On commence à bien connaitre l’univers de Baumbach, qui depuis Les Berkman se séparent, et surtout le succès de Frances Ha en 2013, promène avec constance son regard sur les adultes qui ne savent pas encore l’être. Cette comédie new-yorkaise, entre légèreté et air du temps, renvoie forcément à l’illustre ainé Woody Allen, et comme pour lui, mais de façon prématurée, on peut craindre les signes d’un certain ronronnement. C’est d’autant plus vrai que Mistress America explore les mêmes terres que le très récent While We’re Young, à savoir la confrontation de deux âges différents, ici une trentenaire excentrique (Greta Gerwig, parfaite dans un registre plus vivace que dans Frances Ha) et une étudiante de 18 ans qui s’apprête à devenir sa demi-sœur à l’occasion d’un remariage.
L’intrigue importe peu, et les personnages le revendiquent. La jeune apprentie écrivain voit dans sa nouvelle amie une muse, une créature de fiction dont elle s’empare immédiatement, et leur errance est l’occasion d’un portrait qui fait la part belle à l’oisiveté névrotique. On commence par ne rien comprendre à ce personnage contradictoire, saturé d’initiatives et de projets, multicarte et devisant sur la vie sans vraiment la connaitre.

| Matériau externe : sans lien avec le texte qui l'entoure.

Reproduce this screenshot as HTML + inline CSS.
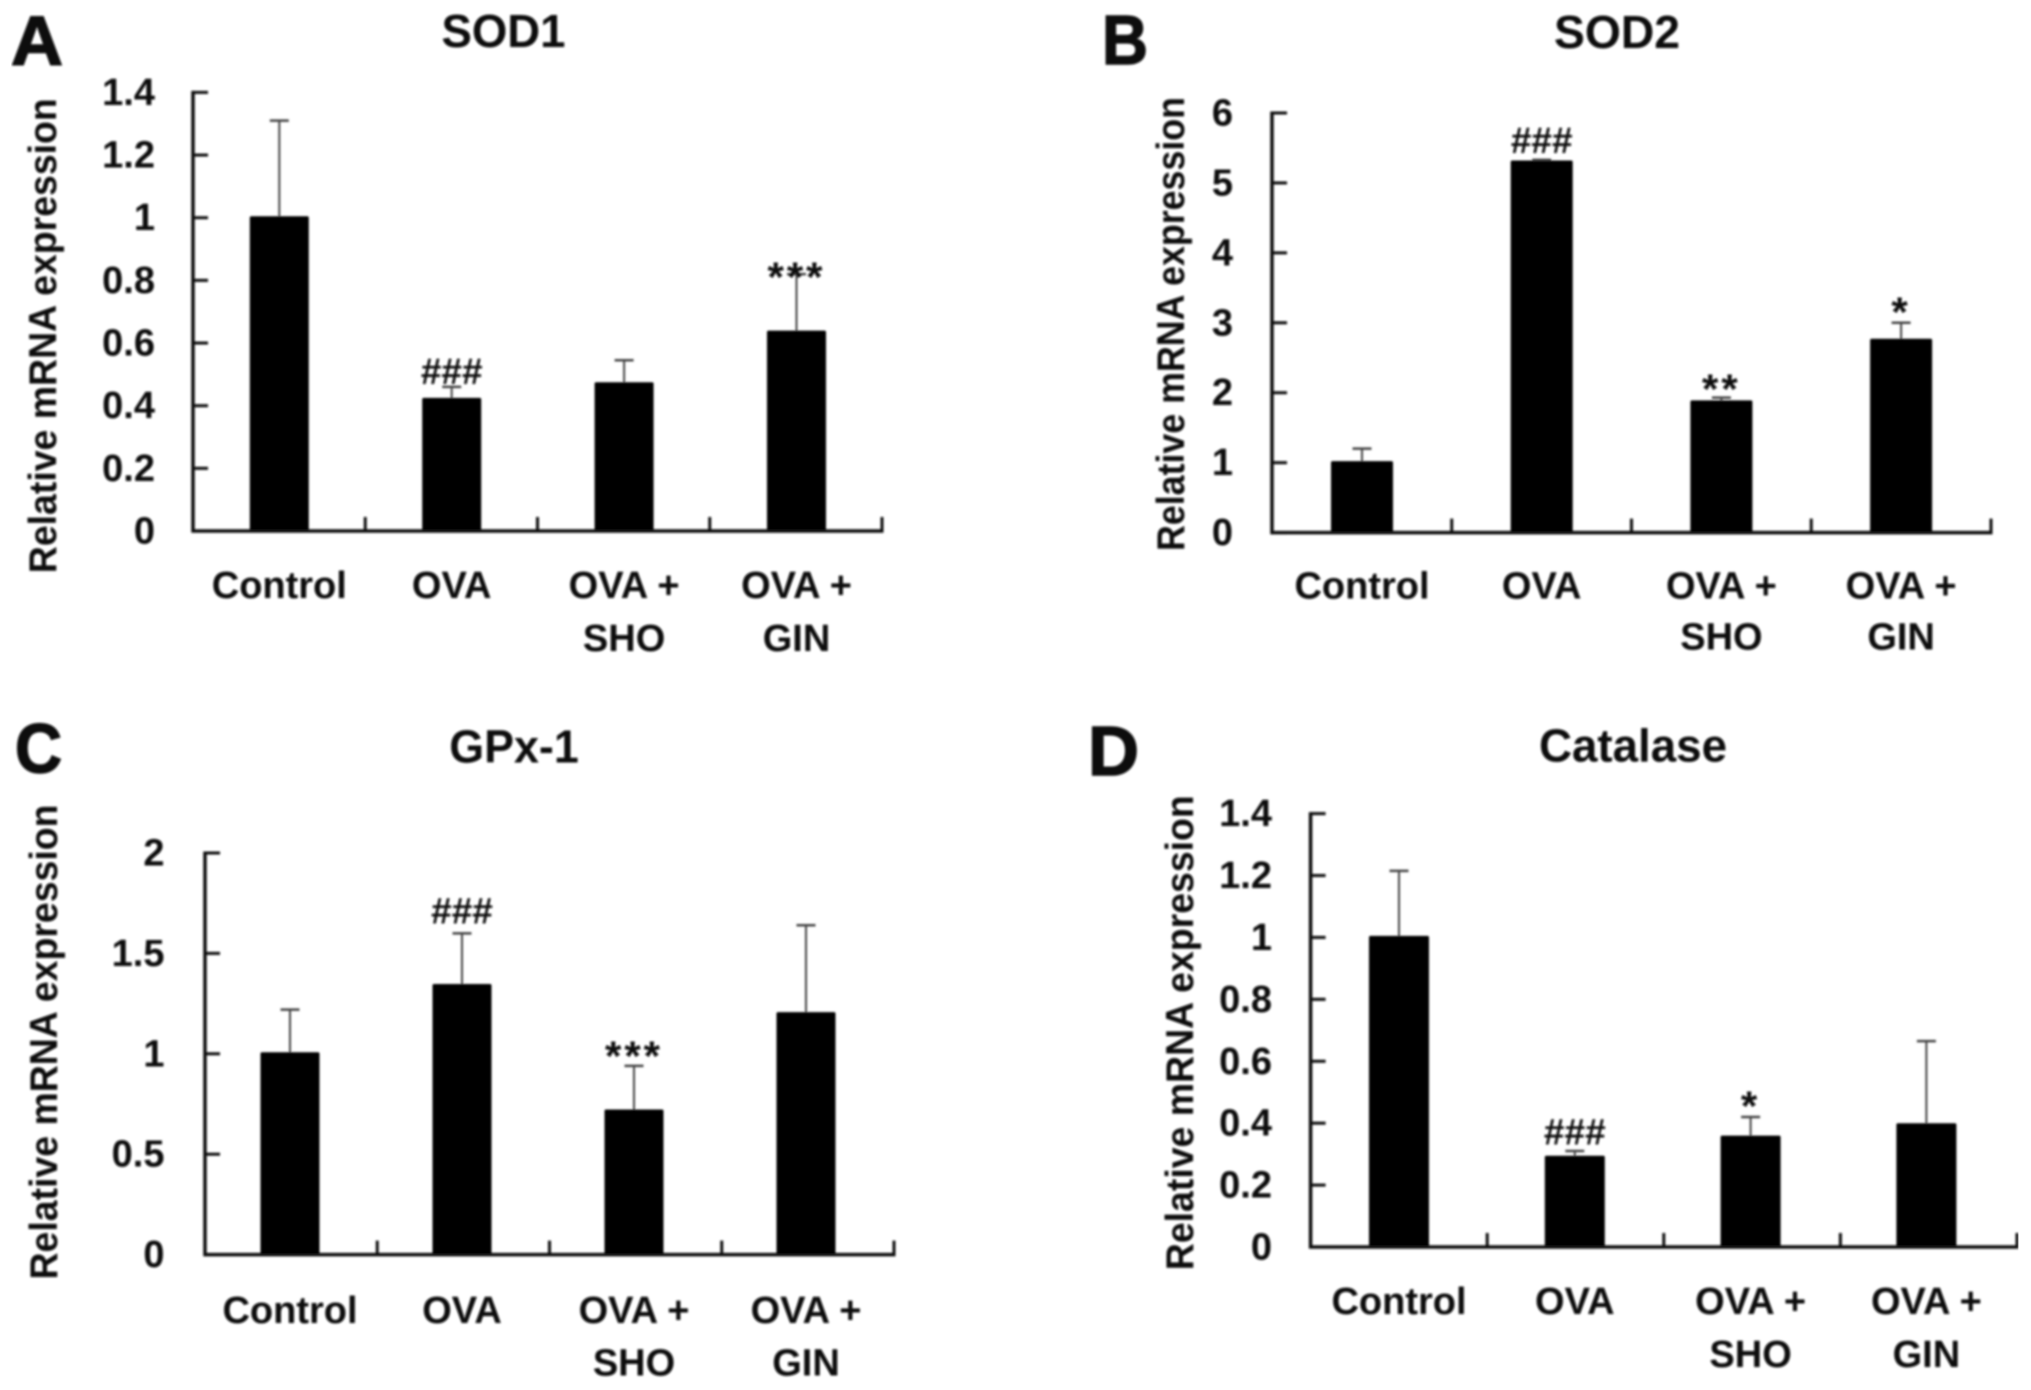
<!DOCTYPE html>
<html lang="en">
<head>
<meta charset="utf-8">
<title>Antioxidant enzyme mRNA expression</title>
<style>
html,body{margin:0;padding:0;background:#fff;}
svg{display:block;font-family:"Liberation Sans",sans-serif;}
text{fill:#0c0c0c;}
</style>
</head>
<body>
<svg id="figure" xmlns="http://www.w3.org/2000/svg" width="2031" height="1390" viewBox="0 0 2031 1390">
<defs><filter id="soft" x="0" y="0" width="100%" height="100%"><feGaussianBlur stdDeviation="1"/></filter></defs>
<g id="root" filter="url(#soft)"></g>
</svg>
<script>
const categories = [['Control'], ['OVA'], ['OVA +', 'SHO'], ['OVA +', 'GIN']];

const sod1Ticks = ['0', '0.2', '0.4', '0.6', '0.8', '1', '1.2', '1.4'];
const sod1Values = [1.0, 0.42, 0.47, 0.635];
const sod1ErrorTops = [1.31, 0.46, 0.545, 0.82];
const sod1Marks = ['', '###', '', '***'];
const sod1MarkLevels = [0, 0.508, 0, 0.828];

const sod2Ticks = ['0', '1', '2', '3', '4', '5', '6'];
const sod2Values = [1.0, 5.3, 1.87, 2.75];
const sod2ErrorTops = [1.2, 5.33, 1.93, 3.0];
const sod2Marks = ['', '###', '**', '*'];
const sod2MarkLevels = [0, 5.6, 2.13, 3.23];

const gpxTicks = ['0', '0.5', '1', '1.5', '2'];
const gpxValues = [1.0, 1.34, 0.715, 1.2];
const gpxErrorTops = [1.22, 1.6, 0.94, 1.64];
const gpxMarks = ['', '###', '***', ''];
const gpxMarkLevels = [0, 1.71, 1.014, 0];

const catalaseTicks = ['0', '0.2', '0.4', '0.6', '0.8', '1', '1.2', '1.4'];
const catalaseValues = [1.0, 0.29, 0.355, 0.395];
const catalaseErrorTops = [1.215, 0.31, 0.42, 0.665];
const catalaseMarks = ['', '###', '*', ''];
const catalaseMarkLevels = [0, 0.371, 0.473, 0];

const panels = [
  {key:'sod1', letter:'A', title:'SOD1', ticks:sod1Ticks, values:sod1Values, tops:sod1ErrorTops, marks:sod1Marks, levels:sod1MarkLevels,
   x0:193, x1:882, y0:531, yTop:92.4, barW:59, barStart:86.3, barStep:172.4, lx:11, lw:52, ly:65, tc:503.5, tw:124, tb:47,
   yb:56, yc:335.7, yl:475, tickRight:155, c1:598, c2:651},
  {key:'sod2', letter:'B', title:'SOD2', ticks:sod2Ticks, values:sod2Values, tops:sod2ErrorTops, marks:sod2Marks, levels:sod2MarkLevels,
   x0:1272, x1:1991, y0:532.6, yTop:113, barW:62, barStart:90, barStep:179.7, lx:1102, lw:46, ly:64, tc:1617, tw:126, tb:48,
   yb:1184, yc:324, yl:454, tickRight:1233, c1:598.6, c2:649.6},
  {key:'gpx', letter:'C', title:'GPx-1', ticks:gpxTicks, values:gpxValues, tops:gpxErrorTops, marks:gpxMarks, levels:gpxMarkLevels,
   x0:205, x1:894, y0:1254.6, yTop:853, barW:59, barStart:85, barStep:172, lx:15, lw:47, ly:772.6, tc:514, tw:129.5, tb:762.6,
   yb:57, yc:1042, yl:475, tickRight:164.5, c1:1322.8, c2:1375.6},
  {key:'catalase', letter:'D', title:'Catalase', ticks:catalaseTicks, values:catalaseValues, tops:catalaseErrorTops, marks:catalaseMarks, levels:catalaseMarkLevels,
   x0:1310.6, x1:2017, y0:1247, yTop:813.6, barW:60, barStart:88.4, barStep:175.8, lx:1088, lw:51, ly:774.8, tc:1633, tw:188, tb:761.7,
   yb:1193, yc:1032.7, yl:475, tickRight:1272, c1:1314, c2:1366.8}
];

const NS = 'http://www.w3.org/2000/svg';
const root = document.getElementById('root');

function make(tag, attrs, parent, name, content) {
  const el = document.createElementNS(NS, tag);
  for (const k in attrs) el.setAttribute(k, attrs[k]);
  
  
  if (content !== undefined) el.textContent = content;
  parent.appendChild(el);
  return el;
}

panels.forEach(function (p) {
  const g = make('g', {}, root, p.key + '-panel');
  const yMax = parseFloat(p.ticks[p.ticks.length - 1]);
  const yScale = function (v) { return p.y0 - (v / yMax) * (p.y0 - p.yTop); };
  const xCenter = function (i) { return p.x0 + p.barStart + i * p.barStep; };
  const xEdge = function (i) { return p.x0 + (i / categories.length) * (p.x1 - p.x0); };

  make('text', {x:p.lx, y:p.ly, 'font-size':70, 'font-weight':700, textLength:p.lw, lengthAdjust:'spacingAndGlyphs', stroke:'#0c0c0c', 'stroke-width':1.5}, g, 'panel-letter-' + p.letter.toLowerCase(), p.letter);
  make('text', {x:p.tc, y:p.tb, 'font-size':46, 'font-weight':700, 'text-anchor':'middle', textLength:p.tw, lengthAdjust:'spacingAndGlyphs'}, g, p.key + '-title', p.title);
  make('text', {transform:'translate(' + p.yb + ',' + p.yc + ') rotate(-90)', 'font-size':39, 'font-weight':700, 'text-anchor':'middle', textLength:p.yl, lengthAdjust:'spacingAndGlyphs'}, g, p.key + '-y-axis-title', 'Relative mRNA expression');

  p.values.forEach(function (v, i) {
    const cx = xCenter(i);
    const barTop = yScale(v) - 1.5;
    make('line', {x1:cx, x2:cx, y1:barTop, y2:yScale(p.tops[i]), stroke:'#444', 'stroke-width':2}, g, p.key + '-error-bar-' + i);
    make('line', {x1:cx - 9.5, x2:cx + 9.5, y1:yScale(p.tops[i]), y2:yScale(p.tops[i]), stroke:'#444', 'stroke-width':2.5}, g, p.key + '-error-cap-' + i);
    make('rect', {x:cx - p.barW / 2, y:barTop, width:p.barW, height:p.y0 - barTop, fill:'#000', rx:1.5}, g, p.key + '-bar-' + i);
    if (p.marks[i]) {
      const isHash = p.marks[i].charAt(0) === '#';
      const size = isHash ? 37 : 42;
      const lift = isHash ? 0.33 : 0.47;
      make('text', {x:cx, y:yScale(p.levels[i]) + size * lift, 'font-size':size, 'font-weight':700, 'text-anchor':'middle', 'letter-spacing':isHash ? 0 : 3}, g, p.key + '-significance-' + i, p.marks[i]);
    }
    categories[i].forEach(function (line, j) {
      make('text', {x:cx, y:j === 0 ? p.c1 : p.c2, 'font-size':38, 'font-weight':700, 'text-anchor':'middle'}, g, p.key + '-category-label-' + i + '-' + j, line);
    });
  });

  make('line', {x1:p.x0, x2:p.x0, y1:p.yTop - 1.5, y2:p.y0 + 1.5, stroke:'#111', 'stroke-width':3.5}, g, p.key + '-y-axis');
  make('line', {x1:p.x0 - 1.5, x2:p.x1 + 1.5, y1:p.y0, y2:p.y0, stroke:'#111', 'stroke-width':3.5}, g, p.key + '-x-axis');

  p.ticks.forEach(function (t, i) {
    const v = parseFloat(t);
    const y = yScale(v);
    make('line', {x1:p.x0, x2:p.x0 + 15, y1:y, y2:y, stroke:'#111', 'stroke-width':3}, g, p.key + '-y-tick-' + i);
    make('text', {x:p.tickRight, y:y + 12.5, 'font-size':38, 'font-weight':700, 'text-anchor':'end'}, g, p.key + '-y-tick-label-' + i, t);
  });
  for (let i = 1; i <= categories.length; i++) {
    make('line', {x1:xEdge(i), x2:xEdge(i), y1:p.y0, y2:p.y0 - 14, stroke:'#111', 'stroke-width':3}, g, p.key + '-x-tick-' + i);
  }
});
</script>
</body>
</html>
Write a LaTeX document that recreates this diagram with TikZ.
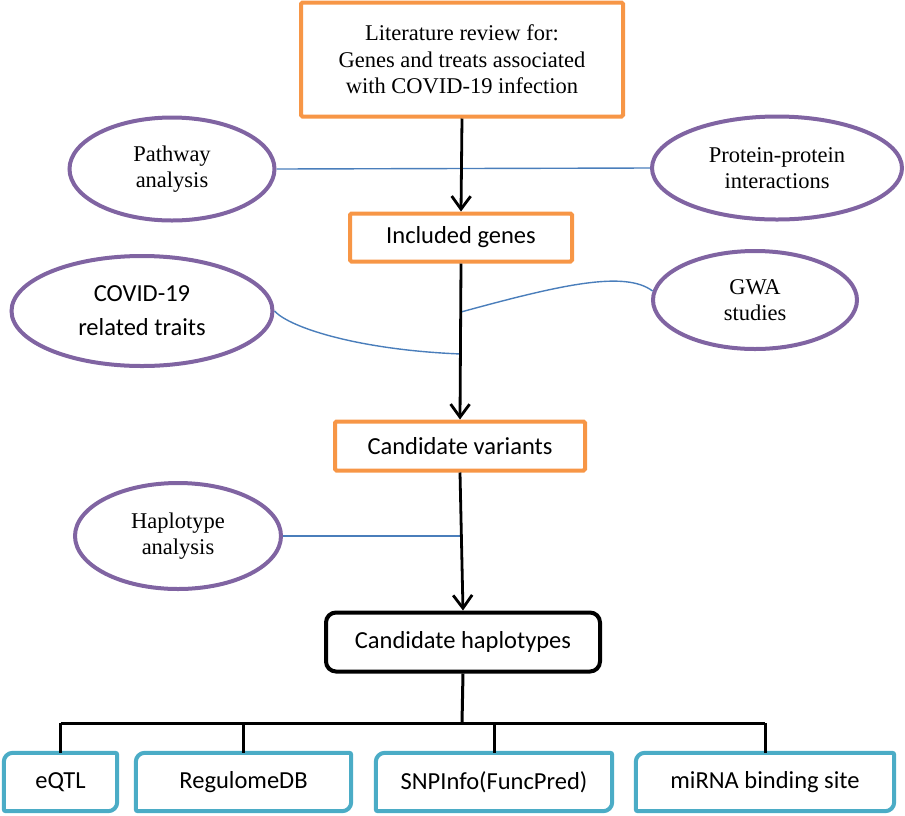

Le duo féminin fonctionne parfaitement et va entraîner à sa suite une sorte de communauté de fortune déboulant dans une riche demeure des environs de New York, en quête d’un financement pour le projet du moment.
C’est là que se concentre toute l’écriture de Baumbach qui évite ici l’essoufflement patent de son précédent essai. Il s’agit avant tout de restituer un souffle, une rapidité des échanges dont la dynamique formelle importe davantage que le contenu. Toujours à la lisière de l’absurde (qu’on pense à ce personnage de femme enceinte attendant son mari, et intervenant sans cesse et mal à propos), le comique est une mécanique parfaite huilée qui doit beaucoup à l’écriture dramaturgique. Le cinéaste investit l’espace et dissémine sa petite troupe avec une précision d’horloger, dynamite tout temps mort dans cette valse où chaque personnage parvient à exister en dépit d’un temps de parole fragmenté. On pense aux portes qui claquent dans le dernier Bogdanovich, Broadway Therapy, voire à la folle énergie de La Règle du Jeu. Baumbach réussit là où Rappeneau s’enlisait malgré lui dans Belles-Familles : ce n’est pas tant la légèreté que la dérision qui l’emporte, et la vivacité de ces personnages insolite provient surtout de leur décalage avec les enjeux traditionnels de la comédie. Ce qui l’emporte, c’est ce débit vocal (lui aussi emprunté aux meilleures performances de Woody Allen) où les piques fusent, ridiculisant autant les interlocuteurs que la névrosée qui les envoie. On n’est certes pas au niveau du screwball d’un Lubitsch, mais justement parce que dans cette ambiance mi hipster, mi post-moderne, les personnages ont pris conscience de leur manque de sérieux. Dans ce joyeux massacre, c’est l’élan qui prime, et le cinéaste parvient sans difficulté à entrainer le spectateur dans cette valse pétillante.